So the election is over. Wisconsin voted against the two presidential frontrunners. I guess that means we will all be unhappy in November? Perhaps it just speaks to Wisconsin’s unique political culture.
Closer to home the Oshkosh Area School District (OASD) referendum passed easily. I am not surprised by the outcome. In my opinion the Vote Yes group had a clear message throughout the campaign while the Vote No message was too scattered to resonate. I hope the two pieces I wrote on the referendum (as well as the interview with the Oshkosh Northwestern) helped voters make an informed decision. I chose to write them for a couple of reasons.
I wrote the first piece, which tracked the fiscal trends of OASD, because I was curious to evaluate OASD’s position so I could make an informed vote. School districts across the state are dealing with declining state support (when inflation is taken into account) and diminished authority to raise funds via the property tax. Some districts were able to offset these cuts with the increased employee contributions mandated by Act 10. OASD was not. All of this was important to point out in order to understand exactly why OASD was asking to exceed revenue limits.
I wrote the second piece, which explained some of the numbers being tossed around, because I am deeply troubled by a lack of government transparency. We all give up freedom and treasure to be part of a governed society, and a legitimate government needs to be clear about what it is doing with the freedom and treasure we all cede. Hence, I take accusations of government dishonesty very seriously. False allegations of dishonesty make us less aware of the times when our public institutions are less than transparent, and demand to be called out. I was happy to do so. Education finance is complex and confusing, but it can be understood.

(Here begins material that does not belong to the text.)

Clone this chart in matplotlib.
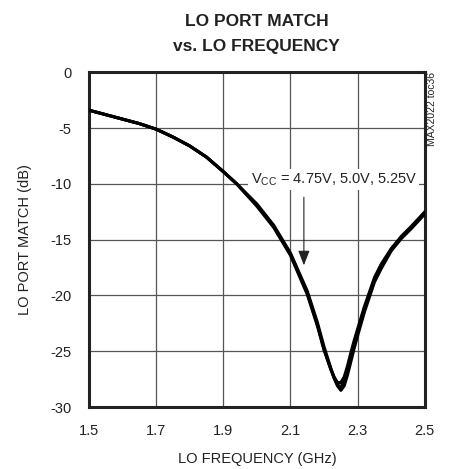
import matplotlib
matplotlib.use("Agg")
import matplotlib.pyplot as plt

plt.rcParams['font.family'] = ['Liberation Sans', 'DejaVu Sans']
plt.rcParams['mathtext.fontset'] = 'custom'
plt.rcParams['mathtext.rm'] = 'Liberation Sans'

# LO frequency (GHz)
freq = [1.50, 1.55, 1.60, 1.65, 1.70, 1.75, 1.80, 1.85, 1.90, 1.94, 2.00, 2.05,
        2.10, 2.15, 2.18, 2.20, 2.22, 2.23, 2.24, 2.25, 2.26, 2.27, 2.28, 2.29,
        2.30, 2.32, 2.35, 2.37, 2.40, 2.43, 2.46, 2.50]

# LO port match (dB) for each supply voltage
match_475 = [-3.4, -3.8, -4.2, -4.6, -5.1, -5.8, -6.6, -7.6, -8.9, -10.0, -11.8, -13.7,
             -16.2, -19.6, -22.4, -24.6, -26.5, -27.4, -28.1, -28.5, -28.1, -27.1, -25.9, -24.7,
             -23.6, -21.5, -18.8, -17.6, -16.0, -14.9, -14.0, -12.7]
match_500 = [-3.4, -3.8, -4.2, -4.6, -5.1, -5.8, -6.6, -7.6, -8.9, -10.0, -11.9, -13.8,
             -16.3, -19.8, -22.6, -24.8, -26.6, -27.4, -28.0, -28.2, -27.7, -26.7, -25.5, -24.3,
             -23.3, -21.2, -18.6, -17.4, -15.9, -14.8, -13.9, -12.6]
match_525 = [-3.4, -3.8, -4.2, -4.6, -5.1, -5.8, -6.6, -7.6, -8.9, -10.0, -12.0, -13.9,
             -16.4, -19.9, -22.7, -24.9, -26.6, -27.3, -27.8, -27.8, -27.3, -26.3, -25.1, -24.0,
             -23.0, -21.0, -18.4, -17.2, -15.8, -14.7, -13.8, -12.5]

xticks = [1.5, 1.7, 1.9, 2.1, 2.3, 2.5]
yticks = [0, -5, -10, -15, -20, -25, -30]

fig = plt.figure(figsize=(4.51, 4.69), dpi=100)
ax = fig.add_axes([0.197, 0.132, 0.745, 0.714])

for series in (match_475, match_500, match_525):
    ax.plot(freq, series, color='black', lw=2.2, solid_joinstyle='round',
            solid_capstyle='round', zorder=3)

ax.set_xlim(1.5, 2.5)
ax.set_ylim(-30, 0)
ax.set_xticks(xticks)
ax.set_xticklabels([f'{t:.1f}' for t in xticks])
ax.set_yticks(yticks)
ax.set_yticklabels([str(t) for t in yticks])
ax.tick_params(length=0, labelsize=10.5, colors='#222222')
ax.tick_params(axis='x', pad=12.5)
ax.tick_params(axis='y', pad=12.5)
ax.grid(True, color='#555555', lw=0.9)
for s in ax.spines.values():
    s.set_linewidth(2.2)
    s.set_color('#222222')

ax.set_xlabel('LO FREQUENCY (GHz)', fontsize=10.5, labelpad=10, color='#222222')
ax.set_ylabel('LO PORT MATCH (dB)', fontsize=10.5, labelpad=13, color='#222222')
ax.set_title('LO PORT MATCH\nvs. LO FREQUENCY', fontsize=12.5, fontweight='bold',
             linespacing=1.85, pad=15, color='#222222')

ax.text(2.229, -9.6, r'V$_{\mathrm{CC}}$ = 4.75V, 5.0V, 5.25V', fontsize=10.5,
        ha='center', va='center', color='#222222', zorder=4,
        bbox=dict(facecolor='white', edgecolor='none', pad=1.5))
ax.annotate('', xy=(2.140, -17.3), xytext=(2.140, -11.2),
            arrowprops=dict(arrowstyle='-|>,head_length=0.9,head_width=0.35',
                            lw=0.8, color='#222222', shrinkA=0, shrinkB=0), zorder=4)

fig.text(0.958, 0.846, 'MAX2022 toc36', rotation=90, fontsize=7.5, ha='center', va='top',
         color='#222222')

fig.savefig('out.png', dpi=100)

Now, anytime you put yourself out there when politics is involved there is a risk of backlash. It is unfortunate because it keeps people with a lot to offer out of public discussions. So yeah, I was called names. But name calling and incivility is not substantive, and rarely beats facts and logic. Anyways, thanks to all who took the time to read my stuff, now I can go back to studying education finance simply for the fun of it!